Automorphisms of Clifford Algebras What are the automorphisms of real Clifford algebras $Cl_{n,0}$? Of course, I'm interested in the case where they are not central simple.  
 A: I don't think that, strictly speaking, the question by the OP has been properly addressed. Although it is true that real Clifford algebras are isomorphic (through a non-canonical isomorphism of unital associative algebras) to some matrix algebra or direct sum thereof, Clifford algebras are more than just matrix algebras. 

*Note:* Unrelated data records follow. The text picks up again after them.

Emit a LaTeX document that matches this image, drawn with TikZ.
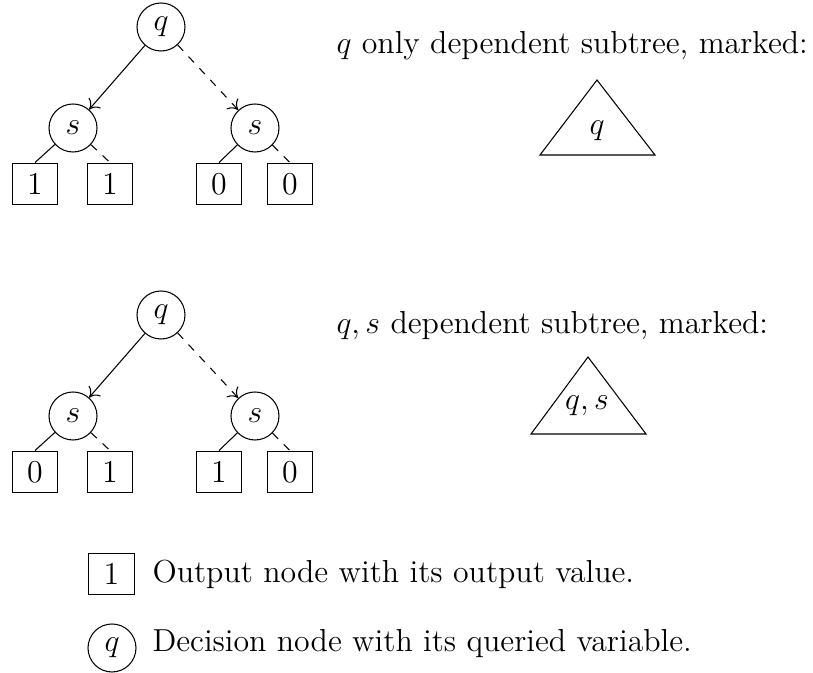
\documentclass[12pt,tikz,border=0pt]{standalone}
\usetikzlibrary{arrows.meta}
\begin{document}
\begin{tikzpicture}[x=0.377pt,y=-0.377pt,
  decision/.style={draw,circle,minimum size=18.1pt,inner sep=0pt},
  leaf/.style={draw,rectangle,minimum width=17.3pt,minimum height=15.8pt,inner sep=0pt},
  hi/.style={-{To[length=3.4pt,width=6pt]}},
  lo/.style={-{To[length=3.4pt,width=6pt]},dashed},
  caption/.style={anchor=base west,inner sep=0pt}]
\useasboundingbox (0,0) rectangle (813,673);

% first tree: output depends on q only
\node[decision] (q1) at (161,27) {$q$};
\node[decision] (s1l) at (73,128) {$s$};
\node[decision] (s1r) at (255,128) {$s$};
\node[leaf] (l11) at (35,184) {1};
\node[leaf] (l12) at (110,184) {1};
\node[leaf] (l13) at (219,184) {0};
\node[leaf] (l14) at (290,184) {0};
\draw[hi] (q1) -- (s1l);
\draw[lo] (q1) -- (s1r);
\draw (s1l) -- (l11.north);
\draw[dashed] (s1l) -- (l12.north);
\draw (s1r) -- (l13.north);
\draw[dashed] (s1r) -- (l14.north);

\node[caption] (t1) at (336,54) {$q$ only dependent subtree, marked:};
\draw (540,155) -- (597,80) -- (655,155) -- cycle;
\node (m1) at (597,131) {$q$};

% second tree: output depends on q and s
\node[decision] (q2) at (161,315) {$q$};
\node[decision] (s2l) at (73,416) {$s$};
\node[decision] (s2r) at (255,416) {$s$};
\node[leaf] (l21) at (35,472) {0};
\node[leaf] (l22) at (110,472) {1};
\node[leaf] (l23) at (219,472) {1};
\node[leaf] (l24) at (290,472) {0};
\draw[hi] (q2) -- (s2l);
\draw[lo] (q2) -- (s2r);
\draw (s2l) -- (l21.north);
\draw[dashed] (s2l) -- (l22.north);
\draw (s2r) -- (l23.north);
\draw[dashed] (s2r) -- (l24.north);

\node[caption] (t2) at (336,334) {$q,s$ dependent subtree, marked:};
\draw (531,434) -- (588,357) -- (646,434) -- cycle;
\node (m2) at (587,406) {$q,s$};

% legend
\node[leaf] (kl) at (111.5,574) {1};
\node[caption] (kt1) at (152,583) {Output node with its output value.};
\node[decision] (kd) at (112,648) {$q$};
\node[caption] (kt2) at (152,652) {Decision node with its queried variable.};
\end{tikzpicture}
\end{document}
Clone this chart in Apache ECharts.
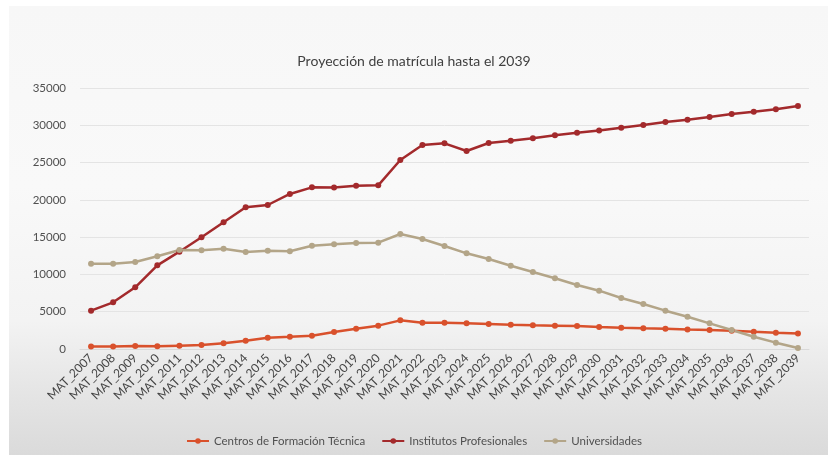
<!DOCTYPE html>
<html>
<head>
<meta charset="utf-8">
<script src="https://cdn.jsdelivr.net/npm/echarts@6/dist/echarts.min.js"></script>
<style>
html,body{margin:0;padding:0;background:#fff;}
#bg{position:absolute;left:9px;top:6px;width:819px;height:449px;
background:linear-gradient(to bottom,#f7f7f7 0%,#f9f9f9 40%,#f3f3f3 70%,#e5e5e5 86%,#dadada 100%);}
#chart{position:absolute;left:0;top:0;width:828px;height:455px;}
</style>
</head>
<body>
<div id="bg"></div>
<div id="chart"></div>
<script>
const categories = ['MAT_2007','MAT_2008','MAT_2009','MAT_2010','MAT_2011','MAT_2012','MAT_2013','MAT_2014','MAT_2015','MAT_2016','MAT_2017','MAT_2018','MAT_2019','MAT_2020','MAT_2021','MAT_2022','MAT_2023','MAT_2024','MAT_2025','MAT_2026','MAT_2027','MAT_2028','MAT_2029','MAT_2030','MAT_2031','MAT_2032','MAT_2033','MAT_2034','MAT_2035','MAT_2036','MAT_2037','MAT_2038','MAT_2039'];
const centros = [320,340,400,360,450,540,760,1110,1520,1650,1790,2280,2720,3130,3840,3520,3520,3450,3350,3250,3180,3130,3080,2950,2850,2780,2720,2620,2560,2460,2300,2170,2070];
const institutos = [5140,6260,8270,11220,13050,14980,16990,19000,19310,20790,21680,21650,21900,21950,25340,27360,27580,26550,27620,27930,28250,28650,29010,29300,29680,30040,30440,30750,31110,31510,31820,32140,32590];
const universidades = [11440,11420,11670,12430,13280,13240,13450,13010,13180,13100,13850,14060,14210,14260,15420,14750,13810,12830,12070,11170,10330,9480,8580,7820,6840,6030,5140,4330,3440,2550,1650,850,130];
const seriesNames = ['Centros de Formación Técnica','Institutos Profesionales','Universidades'];
const colors = ['#D9512C','#A32A2C','#B3A588'];

const chart = echarts.init(document.getElementById('chart'));
const font = 'Lato, "Open Sans", sans-serif';
function mk(name, data, color){
  return {name, type:'line', data, symbol:'circle', symbolSize:6,
    lineStyle:{color, width:2.5}, itemStyle:{color}, emphasis:{disabled:true}};
}
chart.setOption({
  backgroundColor:'transparent',
  animation:false,
  title:{text:'Proyección de matrícula hasta el 2039', left:'center', top:49,
    textStyle:{fontFamily:font, fontSize:14, fontWeight:'normal', color:'#404040'}},
  grid:{left:80, right:19, top:88, bottom:106},
  legend:{bottom:3, left:'center', itemGap:16, itemWidth:22, itemHeight:7,
    textStyle:{fontFamily:font, fontSize:11.5, color:'#505050'},
    data:seriesNames},
  xAxis:{type:'category', data:categories, boundaryGap:true,
    axisLine:{lineStyle:{color:'#d9d9d9'}}, axisTick:{show:false},
    axisLabel:{rotate:45, interval:0, margin:7, fontFamily:font, fontSize:12, color:'#444'}},
  yAxis:{type:'value', min:0, max:35000, interval:5000,
    axisLine:{show:false}, axisTick:{show:false},
    splitLine:{lineStyle:{color:'#e4e4e4', width:1}},
    axisLabel:{margin:14, fontFamily:font, fontSize:11.5, color:'#505050', formatter: v => String(v)}},
  series:[mk(seriesNames[0],centros,colors[0]), mk(seriesNames[1],institutos,colors[1]), mk(seriesNames[2],universidades,colors[2])]
});
</script>
</body>
</html>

Let $(V,g)$ be a real regular quadratic space and let $Cl(V,g)$ be its associated Clifford algebra. There exists a canonical injection $i: V\hookrightarrow Cl(V,g)$ and Clifford algebras should be understood indeed as unital associative algebras $Cl(V,g)$ with a preferred choice of linear subspace $V\subset Cl(V,g)$. As such, automorphisms of $Cl(V,g)$ should be understood as automorphisms of the unital associative algebra $Cl(V,h)$ that preserve $V\subset Cl(V,h)$. With this provisos in mind, we would arrive to the following definition of automorphism group $Aut(Cl(V,g))$ of $Cl(V,g)$:
$Aut(Cl(V,g)) := \left\{ g\in AlgAut(Cl(V,g)) \,\, |\,\, g(V) = V\right\}$
where $AlgAut(Cl(V,h))$ denotes the automorphisms of $Cl(V,g)$ as a unital associative algebra. Note that since $V$ generates $Cl(V,g)$ elements of $Aut(Cl(V,g))$ preserve the $\mathbb{Z}_{2}$-grading of $Cl(V,g)$. Now, computing $Aut(Cl(M,g))$ is a much harder task, but it is the relevant object when one considers Clifford algebras in the context of spin geometry beyond spin groups.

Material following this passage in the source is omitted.